EDITOR’S NOTE: This story was updated with a clarification from Councilwoman Cori Schumacher regarding her statement about the protests in Carlsbad and follow-up comments.
CARLSBAD — Those demanding changes are looking to something more specific within the city, updating the Master and Growth Management plans.
Keyrollos Ibrahim, Maggie Munn and several other younger residents are pushing for the city to bring back the plans for updates. The group organized the three-day protest in Carlsbad in line with the Black Lives Matter protests from June 5-7.
Additionally, a group of younger activists and newcomers to the world of politics is also engaging the City Council regarding police reforms, but Ibrahim said the master and growth management plans are areas where their input and ideas can be set into action.
Munn, 25, said it’s a more strategic way to address large-scale change for decades to come. Several issues the group is researching are housing, homeless and policing policies.
“It was a very solid way to get our foot in the door strategically,” Munn said. “It was a firm way of letting City Council members know we are a part of the conversation. It’s an appropriate first step in starting the conversation with city officials and community members to make sure everyone in Carlsbad feels represented.”
During the June 23 City Council meeting, Munn and Ibrahim, a 28-year-old Carlsbad native, and others said the master and growth management plans have not been updated since the mid-1980s. They’re calling for the council to introduce the plans for updates, noting how the city and times have changed.
The two plans give city staff and the council of the direction of how the city plans its future regarding growth, public safety, traffic and many other aspects of daily life in Carlsbad.
Both Munn and Ibrahim said they’ve had discussions with the council, and appreciative of Mayor Matt Hall for bringing up the item on June 23 and moving ahead with community workshops addressing policies for the police department and the two plans.
“We are working on the specificity of what our group will present,” Munn said. “Finding ways to bring cultural aspects of the community to Carlsbad, finding ways to marry ordinances with appropriate housing measures.”
However, a rift between the group and Councilwoman Cori Schumacher has been growing, Munn and Ibrahim said.

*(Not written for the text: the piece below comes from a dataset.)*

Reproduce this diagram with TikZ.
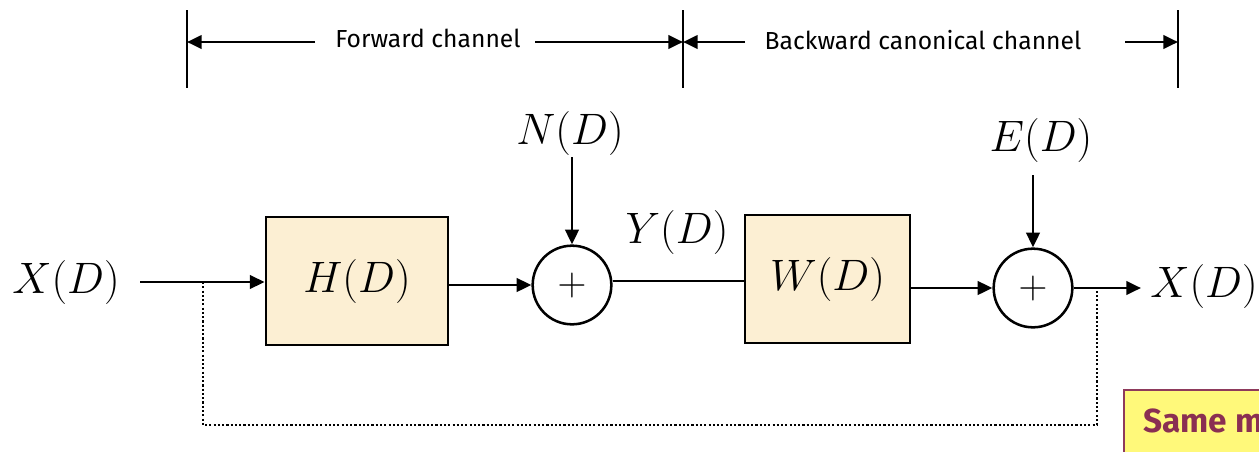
\RequirePackage{fix-cm}
\documentclass[tikz,border=0pt]{standalone}
\usepackage{fontspec}
\setsansfont{Fira Sans}
\usetikzlibrary{arrows.meta}
\definecolor{boxfill}{HTML}{FCEFD3}
\definecolor{notefill}{HTML}{FFF97A}
\definecolor{noteedge}{HTML}{8E3A5C}
\definecolor{notetext}{HTML}{8A2F52}
\tikzset{
  wire/.style={line width=2.1pt},
  arr/.style={wire,-{Triangle[length=11pt,width=10pt]}},
  dimarr/.style={line width=2.1pt,-{Triangle[length=11pt,width=10pt]}},
  tick/.style={line width=1.8pt},
  fb/.style={line width=1.8pt,dash pattern=on 1.6pt off 1.6pt},
  blockbox/.style={draw,line width=2.1pt,fill=boxfill,minimum width=136.5pt,minimum height=96pt,inner sep=0pt},
  sumnode/.style={draw,circle,line width=1.9pt,minimum size=59pt,inner sep=0pt,font=\fontsize{30}{34}\selectfont},
  mathlbl/.style={inner sep=0pt,font=\fontsize{33}{38}\selectfont},
  dimlbl/.style={inner sep=0pt,font=\sffamily\fontsize{18.5}{22}\selectfont},
}
\begin{document}
\begin{tikzpicture}[x=0.75pt,y=-0.75pt]
\useasboundingbox (0,0) rectangle (1259,451);
\clip (0,0) rectangle (1259,451);
% dimension ticks
\coordinate (t1a) at (187,10); \coordinate (t1b) at (187,88);
\coordinate (t2a) at (683,10); \coordinate (t2b) at (683,88);
\coordinate (t3a) at (1178,10); \coordinate (t3b) at (1178,88);
\draw[tick] (t1a) -- (t1b);
\draw[tick] (t2a) -- (t2b);
\draw[tick] (t3a) -- (t3b);
\node[dimlbl] (fwd) at (428,38) {Forward channel};
\node[dimlbl] (bwd) at (923,40) {Backward canonical channel};
\coordinate (d1) at (187,42); \coordinate (d2) at (683,42); \coordinate (d3) at (1178,42);
\coordinate (fl) at (315,42); \coordinate (fr) at (535,42);
\coordinate (bl) at (745,42); \coordinate (br) at (1125,42);
\draw[dimarr] (fl) -- (d1);
\draw[dimarr] (fr) -- (d2);
\draw[dimarr] (bl) -- (d2);
\draw[dimarr] (br) -- (d3);
% blocks
\node[blockbox] (H) at (357,281) {};
\node[mathlbl] at (H.center) {$H(D)$};
\node[blockbox,minimum width=123.75pt] (W) at (827.5,279) {};
\node[mathlbl] at (W.center) {$W(D)$};
\node[sumnode] (s1) at (572,285) {$+$};
\node[sumnode] (s2) at (1033,288) {$+$};
% labels
\node[mathlbl] (xin) at (66,282) {$X(D)$};
\node[mathlbl] (N) at (570,133) {$N(D)$};
\node[mathlbl] (E) at (1041,140) {$E(D)$};
\node[mathlbl] (Y) at (677,232) {$Y(D)$};
\node[mathlbl,anchor=west] (xout) at (1150,286) {$X(D)$};
% wires
\coordinate (xs) at (140,282);
\coordinate (j1) at (203,282);
\coordinate (ns) at (572,157);
\coordinate (es) at (1033,175);
\draw[arr] (xs) -- (H.west |- xs);
\draw[arr] (H.east |- s1) -- (s1.west);
\draw[arr] (s1.north |- ns) -- (s1.north);
\draw[arr] (s2.north |- es) -- (s2.north);
\draw[wire] (s1.east |- 0,281) -- (W.west |- 0,281);
\draw[arr] (W.east |- s2) -- (s2.west);
\coordinate (oe) at (1141,288);
\draw[arr] (s2.east) -- (oe);
\coordinate (j2) at (1097,288);
\draw[fb] (j1) -- (203,425) -- (1097,425) -- (j2);
% note box (clipped)
\node[draw=noteedge,line width=1.2pt,fill=notefill,anchor=north west,minimum width=200pt,minimum height=60pt,inner sep=0pt] (note) at (1123,389) {};
\node[anchor=west,inner sep=0pt,text=notetext,font=\sffamily\bfseries\fontsize{25}{29}\selectfont] (notet) at (1143,421) {Same m};
\end{tikzpicture}
\end{document}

The protest organizers were in contact with city staff and the police department regarding the peaceful three-day protest.
Schumacher posted to social media suggesting other potential protests were “being created by suspected white nationalists and spread by know (or unknowing, well-intentioned individuals)” to further a white nationalist agenda.
In a follow-up post, Schumacher clarified her previous statement was not related to a specific event, such as the one in Carlsbad, saying it was a false assumption and conjecture. She said she did not weigh in on any single event, and the activist community has become more aware of BLM SD events.
Munn and Ibrahim were outraged, but have since pivoted to diving into the master and growth management plans to identify areas where more inclusivity is included to address homelessness, affordable housing, policing. With policing, Ibrahim said they want to eliminate forced arbitration, which is used when a serious complaint is made against an officer and runs the city about $200,000 to address.
Additionally, Ibrahim, an Egyptian American enrolled at St. John’s Law School in New York, said another goal is to make it easier for officers to be whistleblowers without facing serious backlash from the police union.
While those policing policies may take more time, he said the master and growth management plans are specific areas where change can happen more quickly.
“I’ve had my own experiences with police brutality in Carlsbad,” Ibrahim said. “I wanted to know what Carlsbad could do, specifically, to improve the situation to improve the lives of people of color. Especially as a preventative measure to prevent anything from like what happened to George Floyd and what happens to people of color every day in this country from happening in our city.”